The Harry Potter author shared a link to Scottish Labour leader Kezia Dugdale’s speech on the issue in the Holyrood Parliament, saying it was a “wonderful” speech on the “pernicious” clause. (The clause is part of the family cap, introduced this month across the UK. It means low wage families who receive tax credits will get them only for two children – unless others are the result of rape, when a claim can be made.)

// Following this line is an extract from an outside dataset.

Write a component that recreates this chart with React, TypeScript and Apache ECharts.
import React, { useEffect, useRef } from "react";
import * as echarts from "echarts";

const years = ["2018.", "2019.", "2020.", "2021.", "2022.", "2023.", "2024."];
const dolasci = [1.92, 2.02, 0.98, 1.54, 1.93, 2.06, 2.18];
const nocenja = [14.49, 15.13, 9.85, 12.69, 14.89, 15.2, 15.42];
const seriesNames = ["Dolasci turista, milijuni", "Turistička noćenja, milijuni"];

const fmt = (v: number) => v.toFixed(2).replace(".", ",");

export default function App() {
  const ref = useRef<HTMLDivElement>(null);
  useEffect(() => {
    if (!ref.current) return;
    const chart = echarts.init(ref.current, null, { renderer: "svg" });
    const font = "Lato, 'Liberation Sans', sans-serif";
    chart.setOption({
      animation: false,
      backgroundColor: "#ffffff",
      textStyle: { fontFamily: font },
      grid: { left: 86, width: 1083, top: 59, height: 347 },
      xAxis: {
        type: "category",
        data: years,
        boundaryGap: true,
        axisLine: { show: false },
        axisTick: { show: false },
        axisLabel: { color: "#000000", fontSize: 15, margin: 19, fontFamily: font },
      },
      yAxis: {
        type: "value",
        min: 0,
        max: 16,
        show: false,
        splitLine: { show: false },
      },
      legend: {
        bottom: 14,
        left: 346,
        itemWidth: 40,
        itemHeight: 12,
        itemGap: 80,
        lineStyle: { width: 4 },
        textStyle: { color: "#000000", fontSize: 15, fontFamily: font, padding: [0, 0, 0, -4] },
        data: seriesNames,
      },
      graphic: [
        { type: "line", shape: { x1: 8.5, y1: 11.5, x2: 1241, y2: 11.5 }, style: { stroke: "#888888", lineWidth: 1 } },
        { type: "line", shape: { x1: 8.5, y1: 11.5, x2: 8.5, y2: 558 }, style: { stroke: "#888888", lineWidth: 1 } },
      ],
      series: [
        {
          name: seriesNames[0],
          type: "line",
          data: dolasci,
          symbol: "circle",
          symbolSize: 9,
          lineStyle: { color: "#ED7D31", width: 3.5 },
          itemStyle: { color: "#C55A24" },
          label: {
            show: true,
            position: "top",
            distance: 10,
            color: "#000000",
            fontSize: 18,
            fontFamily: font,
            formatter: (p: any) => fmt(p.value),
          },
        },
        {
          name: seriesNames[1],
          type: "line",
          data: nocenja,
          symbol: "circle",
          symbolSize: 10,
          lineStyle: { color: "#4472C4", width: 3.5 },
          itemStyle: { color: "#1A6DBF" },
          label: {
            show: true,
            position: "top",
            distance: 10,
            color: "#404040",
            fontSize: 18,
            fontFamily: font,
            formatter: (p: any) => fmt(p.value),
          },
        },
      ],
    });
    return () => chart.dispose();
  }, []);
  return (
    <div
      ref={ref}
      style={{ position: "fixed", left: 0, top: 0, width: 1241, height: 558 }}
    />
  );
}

Dugdale reads out a moving letter from a rape victim who says she would not have been able to claim this vital support because of “the need to protect my children from the truth”. Rowling’s tweet was “liked” by more than 2,200 followers. Kahlil Marshall replied: “The strength of the survivors should be helped along, not feared and broken down…it makes me wonder about the true morality of the men who made these laws.”
Gordon Millar challenged, saying: “Fair enough to challenge benefits reform policy but v bad politics to attempt to demonise RD with rape – price will be paid at ballot box.” Mary Seibert responded to Rowling: “ I loved your books, but absolutely adore how you’ve chosen to use your huge voice. Thank you!”

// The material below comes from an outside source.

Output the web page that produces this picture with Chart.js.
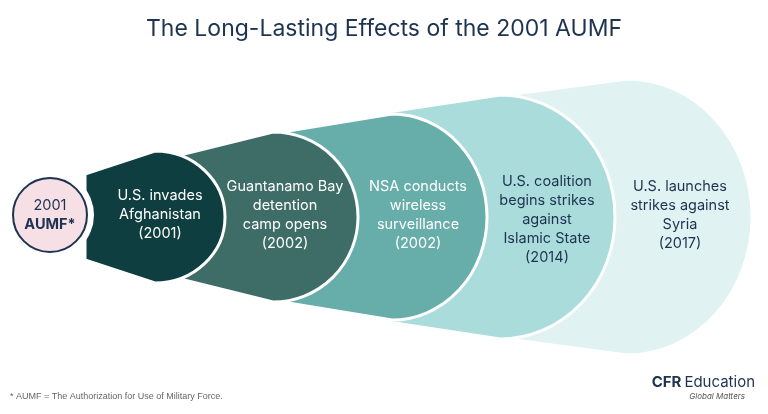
<!DOCTYPE html>
<html><head><meta charset="utf-8">
<script src="https://cdn.jsdelivr.net/npm/chart.js@4"></script>
<style>html,body{margin:0;padding:0;background:#fff;}#w{position:relative;width:768px;height:414px;}</style>
</head><body><div id="w"><canvas id="c" width="768" height="414"></canvas></div>
<script>
const stages = [
  ["2001", "AUMF*"],
  ["U.S. invades", "Afghanistan", "(2001)"],
  ["Guantanamo Bay", "detention", "camp opens", "(2002)"],
  ["NSA conducts", "wireless", "surveillance", "(2002)"],
  ["U.S. coalition", "begins strikes", "against", "Islamic State", "(2014)"],
  ["U.S. launches", "strikes against", "Syria", "(2017)"]
];
const years = [2001, 2001, 2002, 2002, 2014, 2017];
const title = "The Long-Lasting Effects of the 2001 AUMF";
const footnote = "* AUMF = The Authorization for Use of Military Force.";

// layout geometry (in axis units = px)
const geom = [
  {cx:50, rx:37, ry:37, x0:0, h0:0, tx:50, ty:215},
  {cx:155, rx:70, ry:66, x0:85, h0:43, tx:160, ty:215},
  {cx:273, rx:85, ry:85, x0:172, h0:60, tx:285, ty:215},
  {cx:392, rx:95, ry:103, x0:282, h0:85, tx:418, ty:215},
  {cx:500, rx:115, ry:122, x0:388, h0:105, tx:547, ty:220},
  {cx:627, rx:125, ry:138, x0:492, h0:120, tx:680, ty:215}
];
const fills = ["#f6dfe5","#0e3e40","#3e6d68","#67aeaa","#abdcdc","#e0f2f2"];
const textCol = ["#1d3350","#ffffff","#ffffff","#ffffff","#1d3350","#1d3350"];
const CY = 217;

const shapes = {
  id:'shapes',
  beforeDatasetsDraw(chart){
    const {ctx, scales:{x,y}} = chart;
    const px=v=>x.getPixelForValue(v), py=v=>y.getPixelForValue(v);
    ctx.save();
    for(let i=geom.length-1;i>=1;i--){
      const g=geom[i];
      const cx=px(g.cx), cy=py(CY), rx=px(g.cx+g.rx)-cx, ry=Math.abs(py(CY+g.ry)-cy);
      ctx.beginPath();
      ctx.moveTo(px(g.x0), py(CY-g.h0));
      ctx.lineTo(cx, cy-ry);
      ctx.ellipse(cx, cy, rx, ry, 0, -Math.PI/2, Math.PI/2);
      ctx.lineTo(px(g.x0), py(CY+g.h0));
      ctx.closePath();
      ctx.fillStyle=fills[i]; ctx.fill();
      ctx.strokeStyle='#fff'; ctx.lineWidth=3; ctx.stroke();
    }
    // white halo + circle
    const g=geom[0];
    ctx.beginPath(); ctx.arc(px(g.cx), py(CY-2), g.rx+7, 0, Math.PI*2); ctx.fillStyle='#fff'; ctx.fill();
    ctx.beginPath(); ctx.arc(px(g.cx), py(CY-2), g.rx, 0, Math.PI*2);
    ctx.fillStyle=fills[0]; ctx.fill(); ctx.strokeStyle='#1d3350'; ctx.lineWidth=2; ctx.stroke();
    // texts
    ctx.textAlign='center'; ctx.textBaseline='middle';
    stages.forEach((lines,i)=>{
      const gg=geom[i]; const lh=19; const n=lines.length;
      lines.forEach((t,j)=>{
        ctx.font=(i===0&&j===1?'bold ':'')+'14.5px Inter, "Noto Sans", sans-serif';
        ctx.fillStyle=textCol[i];
        ctx.fillText(t, px(gg.tx), py(gg.ty + (j-(n-1)/2)*lh));
      });
    });
    // footnote and logo
    ctx.textAlign='left'; ctx.font='9px "Liberation Sans", sans-serif'; ctx.fillStyle='#666';
    ctx.fillText(footnote, 10, 397);
    ctx.textAlign='right'; ctx.fillStyle='#1d3350';
    ctx.font='15px Inter, sans-serif'; ctx.fillText('Education', 755, 382);
    const w=ctx.measureText('Education').width;
    ctx.font='bold 15px Inter, sans-serif'; ctx.fillText('CFR', 755-w-3, 382);
    ctx.font='italic 8px Inter, sans-serif'; ctx.fillStyle='#555'; ctx.fillText('Global Matters', 745, 397);
    ctx.restore();
  }
};

new Chart(document.getElementById('c'), {
  type:'scatter',
  data:{datasets:[{data: geom.map((g,i)=>({x:g.tx,y:g.ty,year:years[i]})), pointRadius:0}]},
  options:{
    responsive:false, animation:false,
    layout:{padding:0},
    scales:{
      x:{type:'linear',min:0,max:768,display:false},
      y:{type:'linear',min:0,max:414,reverse:true,display:false}
    },
    plugins:{legend:{display:false},tooltip:{enabled:false},title:{display:false}}
  },
  plugins:[shapes,{
    id:'ttl',
    afterDraw(chart){
      const ctx=chart.ctx; ctx.save();
      ctx.font='23px Inter, "Noto Sans", sans-serif'; ctx.fillStyle='#1d3350';
      ctx.textAlign='center'; ctx.textBaseline='middle';
      ctx.fillText(title, 384, 29); ctx.restore();
    }
  }]
});
</script></body></html>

Laura Kuenssberg the BBC political commentator came in for criticism on social media for tweeting about the rape clause when Theresa May was asked about it at the last Prime Minister’s Questions in Westminster by an SNP MP. She tweeted: “Awkward Q for May on the rape clause, SNP trying to turn it into a big campaign issue”

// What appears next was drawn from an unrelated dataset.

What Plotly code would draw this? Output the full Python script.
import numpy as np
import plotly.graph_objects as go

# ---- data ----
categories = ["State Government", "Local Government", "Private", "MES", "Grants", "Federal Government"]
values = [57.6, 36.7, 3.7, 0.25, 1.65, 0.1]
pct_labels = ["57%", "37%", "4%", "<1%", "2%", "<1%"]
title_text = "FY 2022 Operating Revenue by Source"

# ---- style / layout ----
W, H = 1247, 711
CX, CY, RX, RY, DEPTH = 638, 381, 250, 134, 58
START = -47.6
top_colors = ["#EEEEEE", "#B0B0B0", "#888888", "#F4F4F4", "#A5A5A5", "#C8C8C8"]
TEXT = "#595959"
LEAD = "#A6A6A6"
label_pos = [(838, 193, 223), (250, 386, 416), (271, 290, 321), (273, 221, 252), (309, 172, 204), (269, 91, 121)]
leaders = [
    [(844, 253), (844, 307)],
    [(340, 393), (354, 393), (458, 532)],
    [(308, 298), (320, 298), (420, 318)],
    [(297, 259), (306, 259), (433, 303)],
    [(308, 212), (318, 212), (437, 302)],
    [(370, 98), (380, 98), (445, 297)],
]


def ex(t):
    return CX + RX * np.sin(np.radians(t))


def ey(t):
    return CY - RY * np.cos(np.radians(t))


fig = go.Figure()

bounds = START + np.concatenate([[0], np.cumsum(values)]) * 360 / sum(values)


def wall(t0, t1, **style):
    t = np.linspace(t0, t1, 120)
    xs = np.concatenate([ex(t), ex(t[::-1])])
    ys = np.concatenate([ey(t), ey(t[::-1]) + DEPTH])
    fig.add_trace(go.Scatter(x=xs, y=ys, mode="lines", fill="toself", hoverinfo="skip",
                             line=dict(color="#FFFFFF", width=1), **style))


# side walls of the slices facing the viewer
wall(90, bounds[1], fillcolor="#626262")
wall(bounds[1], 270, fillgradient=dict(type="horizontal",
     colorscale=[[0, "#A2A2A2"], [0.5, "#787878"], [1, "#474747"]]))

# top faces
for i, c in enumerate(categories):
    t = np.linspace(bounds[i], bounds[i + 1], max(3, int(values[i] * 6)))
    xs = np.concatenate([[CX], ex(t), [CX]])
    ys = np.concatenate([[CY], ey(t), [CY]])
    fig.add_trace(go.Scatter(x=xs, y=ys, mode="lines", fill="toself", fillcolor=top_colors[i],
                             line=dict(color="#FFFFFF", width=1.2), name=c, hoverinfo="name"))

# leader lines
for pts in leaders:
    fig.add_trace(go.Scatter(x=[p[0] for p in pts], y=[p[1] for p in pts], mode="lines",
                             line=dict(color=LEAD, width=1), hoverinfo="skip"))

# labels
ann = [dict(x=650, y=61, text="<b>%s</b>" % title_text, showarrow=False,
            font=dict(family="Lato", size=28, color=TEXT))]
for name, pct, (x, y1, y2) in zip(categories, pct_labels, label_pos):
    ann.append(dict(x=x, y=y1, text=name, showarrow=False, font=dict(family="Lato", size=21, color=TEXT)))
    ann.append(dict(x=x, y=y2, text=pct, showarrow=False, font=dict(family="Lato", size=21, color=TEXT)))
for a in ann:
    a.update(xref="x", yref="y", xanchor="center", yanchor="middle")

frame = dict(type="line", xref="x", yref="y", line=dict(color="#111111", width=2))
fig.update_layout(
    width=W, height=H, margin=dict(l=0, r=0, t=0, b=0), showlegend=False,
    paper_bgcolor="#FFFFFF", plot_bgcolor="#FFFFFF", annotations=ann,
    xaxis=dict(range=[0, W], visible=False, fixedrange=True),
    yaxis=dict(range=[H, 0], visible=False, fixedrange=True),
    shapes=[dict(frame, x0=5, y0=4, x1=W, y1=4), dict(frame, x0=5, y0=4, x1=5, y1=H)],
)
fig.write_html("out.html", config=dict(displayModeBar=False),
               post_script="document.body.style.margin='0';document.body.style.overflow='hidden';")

She had 247 replies, many of them from SNP supporters. SNP MSP Christine McKelvie replied with a link to watch, saying: “It’s a moral issue not just an SNP issue.” Jim Corbyn – no relation to the Labour leader replied: “Communist china would be proud. Abortions will increase along with poverty.” But a few of the responders accused the SNP of trying to make political capital out of the issue, including one labelling the SNP “ the Scottish Nasty Party.”
Research for the Guardian suggests the cap will push a quarter of a million children into poverty. But the petition which needs 100,000 signatures for the rape clause to be debated in Parliament, has only attracted a quarter of that and most of the signatories are from Scotland. No English constituency appears to have produced more than 50 signatures.